Yep. He’s also 19, so should quell some fears the OHL is going to lose all its good 18-19 year olds. The thing i dislike about this move so much is the amount of unanswered questions. Seems like the entire CHL and even NCAA teams don’t know how this is going to go. I read a quote from a coach I from the Hockey East conference and he said unless this results in the ncaa expanding, than he doesn’t see this as good for USA hockey overall. It just seems like these days it’s popular to crap on the CHL and wax poetic about the NCAA. The NHL relies on a strong CHL and would be foolish to see it weakened.
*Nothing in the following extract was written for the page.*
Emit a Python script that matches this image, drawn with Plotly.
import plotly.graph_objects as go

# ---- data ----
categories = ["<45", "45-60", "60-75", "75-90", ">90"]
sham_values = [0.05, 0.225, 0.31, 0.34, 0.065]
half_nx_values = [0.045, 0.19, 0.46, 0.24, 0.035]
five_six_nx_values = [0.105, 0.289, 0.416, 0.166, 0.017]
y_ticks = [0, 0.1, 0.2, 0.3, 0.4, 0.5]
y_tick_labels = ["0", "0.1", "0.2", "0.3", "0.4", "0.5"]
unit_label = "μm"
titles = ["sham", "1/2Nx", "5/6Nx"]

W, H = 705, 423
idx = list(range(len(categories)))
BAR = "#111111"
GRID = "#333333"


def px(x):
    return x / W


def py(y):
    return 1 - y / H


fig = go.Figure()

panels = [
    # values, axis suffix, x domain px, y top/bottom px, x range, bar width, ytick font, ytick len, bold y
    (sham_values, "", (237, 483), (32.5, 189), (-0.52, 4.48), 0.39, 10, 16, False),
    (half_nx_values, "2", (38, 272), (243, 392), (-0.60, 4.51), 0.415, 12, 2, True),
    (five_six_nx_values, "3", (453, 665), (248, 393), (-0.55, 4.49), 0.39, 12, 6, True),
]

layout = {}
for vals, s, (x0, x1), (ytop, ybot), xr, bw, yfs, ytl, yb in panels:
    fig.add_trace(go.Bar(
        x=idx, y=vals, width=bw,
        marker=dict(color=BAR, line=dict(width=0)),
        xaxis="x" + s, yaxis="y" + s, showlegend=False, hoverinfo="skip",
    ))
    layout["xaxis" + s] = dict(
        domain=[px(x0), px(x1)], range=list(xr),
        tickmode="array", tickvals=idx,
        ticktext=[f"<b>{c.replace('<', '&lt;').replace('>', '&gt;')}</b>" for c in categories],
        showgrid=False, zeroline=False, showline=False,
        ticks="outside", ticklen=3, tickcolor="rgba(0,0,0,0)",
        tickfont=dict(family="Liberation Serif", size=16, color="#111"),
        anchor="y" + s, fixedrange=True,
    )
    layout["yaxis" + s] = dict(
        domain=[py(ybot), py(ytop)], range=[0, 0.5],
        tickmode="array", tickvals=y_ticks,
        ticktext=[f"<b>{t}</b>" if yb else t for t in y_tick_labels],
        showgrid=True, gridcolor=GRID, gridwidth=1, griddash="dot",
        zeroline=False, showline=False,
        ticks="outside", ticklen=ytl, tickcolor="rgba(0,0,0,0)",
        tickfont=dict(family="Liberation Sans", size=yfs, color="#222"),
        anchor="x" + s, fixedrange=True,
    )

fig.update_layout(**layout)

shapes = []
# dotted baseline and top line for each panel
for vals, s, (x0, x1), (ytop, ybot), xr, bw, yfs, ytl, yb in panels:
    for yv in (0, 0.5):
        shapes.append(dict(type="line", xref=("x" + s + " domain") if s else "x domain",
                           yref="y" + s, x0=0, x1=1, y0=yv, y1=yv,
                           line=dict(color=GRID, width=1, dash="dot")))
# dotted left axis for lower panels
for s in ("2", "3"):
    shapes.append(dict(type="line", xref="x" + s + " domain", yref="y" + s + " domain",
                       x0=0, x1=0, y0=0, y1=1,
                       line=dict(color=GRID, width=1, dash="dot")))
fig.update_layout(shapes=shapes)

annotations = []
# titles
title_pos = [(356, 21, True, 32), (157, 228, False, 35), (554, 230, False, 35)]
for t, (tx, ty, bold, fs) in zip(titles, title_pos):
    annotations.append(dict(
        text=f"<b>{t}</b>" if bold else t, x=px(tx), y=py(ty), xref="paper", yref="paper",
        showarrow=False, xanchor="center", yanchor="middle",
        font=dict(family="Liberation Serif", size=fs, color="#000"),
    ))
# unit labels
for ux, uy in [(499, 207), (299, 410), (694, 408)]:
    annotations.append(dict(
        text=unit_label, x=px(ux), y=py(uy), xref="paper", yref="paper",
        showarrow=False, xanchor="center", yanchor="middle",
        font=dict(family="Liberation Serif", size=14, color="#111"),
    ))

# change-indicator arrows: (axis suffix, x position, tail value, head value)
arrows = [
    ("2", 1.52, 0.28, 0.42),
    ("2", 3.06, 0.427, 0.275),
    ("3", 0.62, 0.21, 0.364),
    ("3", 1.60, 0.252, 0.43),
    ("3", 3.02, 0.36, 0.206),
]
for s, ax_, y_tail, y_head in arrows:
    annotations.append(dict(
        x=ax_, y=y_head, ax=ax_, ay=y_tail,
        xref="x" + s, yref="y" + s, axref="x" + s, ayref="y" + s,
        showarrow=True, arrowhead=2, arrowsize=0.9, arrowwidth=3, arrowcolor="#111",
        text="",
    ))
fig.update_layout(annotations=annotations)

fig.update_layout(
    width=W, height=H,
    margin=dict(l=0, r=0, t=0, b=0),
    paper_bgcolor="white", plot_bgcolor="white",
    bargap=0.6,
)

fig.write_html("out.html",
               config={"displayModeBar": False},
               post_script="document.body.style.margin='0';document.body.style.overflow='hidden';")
Why do you think it’s a better league for 16-17 year olds? I think it’s a good spot for them, but better? You’re telling me a guy like Sennecke, or Dickinson would have been better off in say, Sioux Falls or Youngstown over oshawa and London?
It is people “looking” for ways for it to go wrong for the OHL. “What if this… What if that…”
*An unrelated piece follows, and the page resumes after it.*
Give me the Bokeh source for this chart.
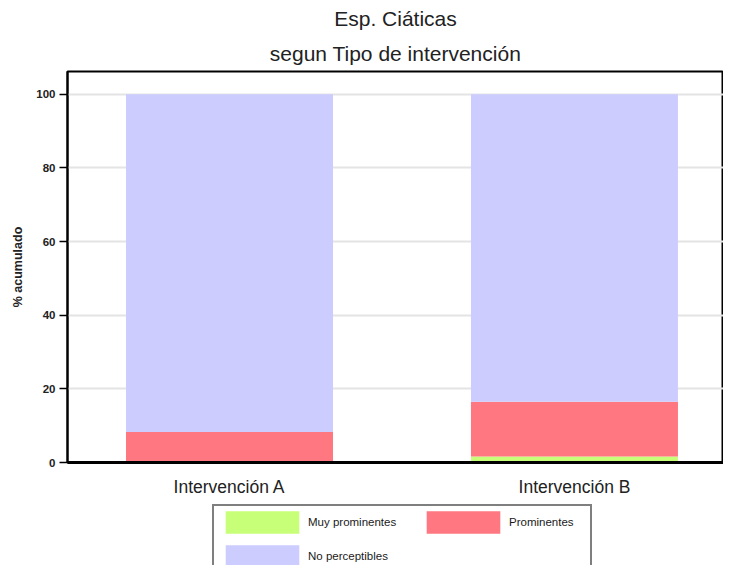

The reality is, players that want to play NCAA only have one path. Now they have two paths. The CHL currently graduates approximately 250 players per year. What percentage of those players turn pro? About 30%? 40%? That leaves about 150 or so mature and ready to play as freshmen players that the NCAA can recruit.
IT is a win for the NCAA. IF it weren’t a win for the NCAA, they wouldn’t have lifted the ban. They’d have fought whatever battle they had to in an effort to protect their programs.
It is a win for the players because it gives them options. And, if it is a win for the players because they have options, all of a sudden, the CHL becomes a more viable option for players that didn’t really have that route as an option. By default, that option is a win for the CHL.
This is not a binary winner/loser situation. This is a winner/winner/winner situation. Everyone wins. The only losers are the lower tier players that will lose their roster spot/scholarship to the more talented graduating CHL players.